[WORK REQUIRED] Can you copy out the data exactly? Leave the images out.

[PROVIDED DATA]
::::

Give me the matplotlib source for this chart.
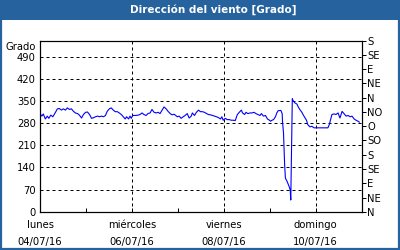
import matplotlib
matplotlib.use("Agg")
import matplotlib.pyplot as plt
from matplotlib.patches import Rectangle

# Hours since lunes 04/07/16 00:00
hours = [0.4, 1.0, 1.7, 2.8, 3.8, 4.6, 5.6, 6.7, 7.7, 9.1, 10.1, 11.2, 12.2, 13.3, 14.3, 15.4, 16.4, 17.5,
         18.5, 19.6, 20.6, 21.7, 22.7, 23.8, 24.8, 25.9, 26.9, 28.0, 29.0, 30.1, 31.1, 32.1, 33.2, 34.2,
         35.1, 36.2, 37.2, 38.3, 39.3, 40.4, 41.4, 42.5, 43.5, 44.5, 45.2, 46.3, 47.0, 47.7, 48.4, 49.8,
         51.2, 52.2, 53.3, 54.3, 55.4, 56.4, 57.5, 58.5, 59.6, 60.6, 61.7, 62.7, 63.8, 64.8, 65.9, 66.9,
         68.0, 69.0,
         70.1, 71.7, 72.7, 73.7, 74.8, 75.8, 76.9, 77.9, 79.0, 79.6, 80.7, 81.7, 82.8, 83.8, 84.9, 85.9,
         87.0, 88.0, 89.1, 90.1, 91.2, 92.2, 93.3, 94.3, 95.0, 95.7, 96.8, 97.8, 98.9, 99.9, 101.0, 102.0,
         103.1, 104.1, 105.2,
         105.8, 106.9, 107.6, 108.6, 109.7, 110.7, 111.8, 112.8, 113.9, 114.9, 115.7, 116.7, 117.8, 118.8,
         119.9, 120.5, 121.2, 122.0, 123.0, 123.7, 124.4, 125.8, 126.5,
         126.7, 127.2, 127.5, 127.8, 128.2, 128.9, 129.6, 130.3, 130.7, 131.0, 131.8, 132.1, 133.1, 134.2,
         135.0,
         135.7, 136.8, 137.4, 138.5, 139.2, 139.9, 141.0, 142.0, 143.1, 150.4, 151.1, 151.9, 152.5, 153.6,
         154.6, 155.7, 156.7, 157.8, 158.8, 159.9, 160.9, 162.0, 163.0, 164.1, 165.1, 166.1, 166.8]

direction = [307, 302, 309, 293, 302, 295, 305, 300, 310, 325, 326, 321, 325, 321, 328, 323, 325, 317,
             312, 310, 305, 296, 307, 314, 315, 307, 295, 297, 300, 302, 300, 302, 300, 304,
             317, 325, 328, 321, 316, 316, 312, 307, 300, 293, 300, 293, 302, 295, 304, 304,
             305, 307, 312, 307, 304, 310, 312, 323, 314, 312, 314, 310, 321, 331, 325, 317,
             310, 306,
             308, 300, 302, 295, 300, 304, 310, 296, 302, 312, 304, 314, 321, 316, 316, 314,
             310, 307, 306, 304, 302, 300, 297, 293, 300, 289, 295, 291, 291, 289, 289, 288,
             307, 314, 321,
             312, 307, 314, 310, 312, 312, 314, 310, 307, 304, 310, 302, 304, 293,
             289, 286, 289, 291, 300, 312, 319, 320, 310,
             283, 249, 201, 148, 106, 98, 88, 77, 69, 37, 357, 352, 344, 340,
             330,
             323, 314, 307, 296, 289, 275, 268, 270, 265, 265, 275, 293, 307, 309,
             307, 312, 296, 317, 310, 302, 304, 300, 302, 293, 289, 286, 283]

title = "Dirección del viento [Grado]"
y_label = "Grado"
left_ticks = [0, 70, 140, 210, 280, 350, 420, 490]
right_ticks = [0, 45, 90, 135, 180, 225, 270, 315, 360, 405, 450, 495, 540]
right_labels = ["N", "NE", "E", "SE", "S", "SO", "O", "NO", "N", "NE", "E", "SE", "S"]
x_major = [0, 48, 96, 144]
x_major_labels = ["lunes\n04/07/16", "miércoles\n06/07/16", "viernes\n08/07/16", "domingo\n10/07/16"]
x_minor = [24, 72, 120]

blue = "#26629e"
fig = plt.figure(figsize=(4, 2.5), dpi=100)
fig.patch.set_facecolor("white")

# frame and title bar
fig.patches.append(Rectangle((0, 0.92), 1, 0.08, transform=fig.transFigure,
                             facecolor=blue, edgecolor="none", zorder=0))
fig.patches.append(Rectangle((0.0025, 0.004), 0.995, 0.992, transform=fig.transFigure,
                             facecolor="none", edgecolor=blue, linewidth=1.6, zorder=1))
fig.text(0.533, 0.961, title, color="white", fontsize=7.5, fontweight="bold",
         ha="center", va="center")

ax = fig.add_axes([0.1, 0.153, 0.804, 0.684])
ax.plot(hours, direction, color="#0000ff", linewidth=0.8)
ax.set_xlim(0, 168)
ax.set_ylim(0, 540)

ax.set_yticks(left_ticks)
ax.set_yticklabels([str(v) for v in left_ticks], fontsize=7.2)
ax.tick_params(axis="y", length=0, pad=3)

ax.set_xticks(x_major)
ax.set_xticklabels(x_major_labels, fontsize=7.2, linespacing=1.9)
ax.set_xticks(x_minor, minor=True)
ax.tick_params(axis="x", which="both", direction="in", length=3, pad=6, color="black", width=0.72)

for v in left_ticks[1:]:
    ax.axhline(v, color="black", linewidth=0.72, linestyle=(0, (3, 3)), zorder=1)
for v in x_major[1:]:
    ax.axvline(v, color="black", linewidth=0.72, linestyle=(0, (3, 3)), zorder=1)

for s in ax.spines.values():
    s.set_color("black")
    s.set_linewidth(0.8)

ax2 = ax.twinx()
ax2.set_ylim(0, 540)
ax2.set_yticks(right_ticks)
ax2.set_yticklabels(right_labels, fontsize=7.2)
ax2.tick_params(axis="y", direction="out", length=3, pad=1, width=0.72)
for s in ax2.spines.values():
    s.set_linewidth(0.8)

fig.text(0.09, 0.814, y_label, fontsize=7.2, ha="right", va="center")

fig.savefig("out.png", dpi=100, facecolor="white")
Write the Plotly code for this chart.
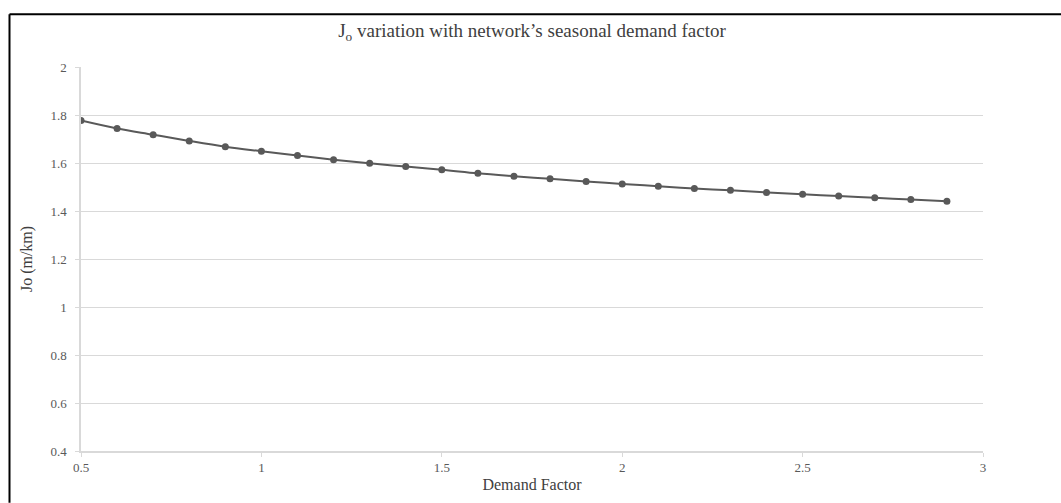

::::

[COMPLETE OUTPUT]
Give me the matplotlib source for this chart.
import matplotlib
matplotlib.use("Agg")
import matplotlib.pyplot as plt
from matplotlib.patches import Rectangle

# Hours since lunes 04/07/16 00:00
hours = [0.4, 1.0, 1.7, 2.8, 3.8, 4.6, 5.6, 6.7, 7.7, 9.1, 10.1, 11.2, 12.2, 13.3, 14.3, 15.4, 16.4, 17.5,
         18.5, 19.6, 20.6, 21.7, 22.7, 23.8, 24.8, 25.9, 26.9, 28.0, 29.0, 30.1, 31.1, 32.1, 33.2, 34.2,
         35.1, 36.2, 37.2, 38.3, 39.3, 40.4, 41.4, 42.5, 43.5, 44.5, 45.2, 46.3, 47.0, 47.7, 48.4, 49.8,
         51.2, 52.2, 53.3, 54.3, 55.4, 56.4, 57.5, 58.5, 59.6, 60.6, 61.7, 62.7, 63.8, 64.8, 65.9, 66.9,
         68.0, 69.0,
         70.1, 71.7, 72.7, 73.7, 74.8, 75.8, 76.9, 77.9, 79.0, 79.6, 80.7, 81.7, 82.8, 83.8, 84.9, 85.9,
         87.0, 88.0, 89.1, 90.1, 91.2, 92.2, 93.3, 94.3, 95.0, 95.7, 96.8, 97.8, 98.9, 99.9, 101.0, 102.0,
         103.1, 104.1, 105.2,
         105.8, 106.9, 107.6, 108.6, 109.7, 110.7, 111.8, 112.8, 113.9, 114.9, 115.7, 116.7, 117.8, 118.8,
         119.9, 120.5, 121.2, 122.0, 123.0, 123.7, 124.4, 125.8, 126.5,
         126.7, 127.2, 127.5, 127.8, 128.2, 128.9, 129.6, 130.3, 130.7, 131.0, 131.8, 132.1, 133.1, 134.2,
         135.0,
         135.7, 136.8, 137.4, 138.5, 139.2, 139.9, 141.0, 142.0, 143.1, 150.4, 151.1, 151.9, 152.5, 153.6,
         154.6, 155.7, 156.7, 157.8, 158.8, 159.9, 160.9, 162.0, 163.0, 164.1, 165.1, 166.1, 166.8]

direction = [307, 302, 309, 293, 302, 295, 305, 300, 310, 325, 326, 321, 325, 321, 328, 323, 325, 317,
             312, 310, 305, 296, 307, 314, 315, 307, 295, 297, 300, 302, 300, 302, 300, 304,
             317, 325, 328, 321, 316, 316, 312, 307, 300, 293, 300, 293, 302, 295, 304, 304,
             305, 307, 312, 307, 304, 310, 312, 323, 314, 312, 314, 310, 321, 331, 325, 317,
             310, 306,
             308, 300, 302, 295, 300, 304, 310, 296, 302, 312, 304, 314, 321, 316, 316, 314,
             310, 307, 306, 304, 302, 300, 297, 293, 300, 289, 295, 291, 291, 289, 289, 288,
             307, 314, 321,
             312, 307, 314, 310, 312, 312, 314, 310, 307, 304, 310, 302, 304, 293,
             289, 286, 289, 291, 300, 312, 319, 320, 310,
             283, 249, 201, 148, 106, 98, 88, 77, 69, 37, 357, 352, 344, 340,
             330,
             323, 314, 307, 296, 289, 275, 268, 270, 265, 265, 275, 293, 307, 309,
             307, 312, 296, 317, 310, 302, 304, 300, 302, 293, 289, 286, 283]

title = "Dirección del viento [Grado]"
y_label = "Grado"
left_ticks = [0, 70, 140, 210, 280, 350, 420, 490]
right_ticks = [0, 45, 90, 135, 180, 225, 270, 315, 360, 405, 450, 495, 540]
right_labels = ["N", "NE", "E", "SE", "S", "SO", "O", "NO", "N", "NE", "E", "SE", "S"]
x_major = [0, 48, 96, 144]
x_major_labels = ["lunes\n04/07/16", "miércoles\n06/07/16", "viernes\n08/07/16", "domingo\n10/07/16"]
x_minor = [24, 72, 120]

blue = "#26629e"
fig = plt.figure(figsize=(4, 2.5), dpi=100)
fig.patch.set_facecolor("white")

# frame and title bar
fig.patches.append(Rectangle((0, 0.92), 1, 0.08, transform=fig.transFigure,
                             facecolor=blue, edgecolor="none", zorder=0))
fig.patches.append(Rectangle((0.0025, 0.004), 0.995, 0.992, transform=fig.transFigure,
                             facecolor="none", edgecolor=blue, linewidth=1.6, zorder=1))
fig.text(0.533, 0.961, title, color="white", fontsize=7.5, fontweight="bold",
         ha="center", va="center")

ax = fig.add_axes([0.1, 0.153, 0.804, 0.684])
ax.plot(hours, direction, color="#0000ff", linewidth=0.8)
ax.set_xlim(0, 168)
ax.set_ylim(0, 540)

ax.set_yticks(left_ticks)
ax.set_yticklabels([str(v) for v in left_ticks], fontsize=7.2)
ax.tick_params(axis="y", length=0, pad=3)

ax.set_xticks(x_major)
ax.set_xticklabels(x_major_labels, fontsize=7.2, linespacing=1.9)
ax.set_xticks(x_minor, minor=True)
ax.tick_params(axis="x", which="both", direction="in", length=3, pad=6, color="black", width=0.72)

for v in left_ticks[1:]:
    ax.axhline(v, color="black", linewidth=0.72, linestyle=(0, (3, 3)), zorder=1)
for v in x_major[1:]:
    ax.axvline(v, color="black", linewidth=0.72, linestyle=(0, (3, 3)), zorder=1)

for s in ax.spines.values():
    s.set_color("black")
    s.set_linewidth(0.8)

ax2 = ax.twinx()
ax2.set_ylim(0, 540)
ax2.set_yticks(right_ticks)
ax2.set_yticklabels(right_labels, fontsize=7.2)
ax2.tick_params(axis="y", direction="out", length=3, pad=1, width=0.72)
for s in ax2.spines.values():
    s.set_linewidth(0.8)

fig.text(0.09, 0.814, y_label, fontsize=7.2, ha="right", va="center")

fig.savefig("out.png", dpi=100, facecolor="white")
Write the Plotly code for this chart.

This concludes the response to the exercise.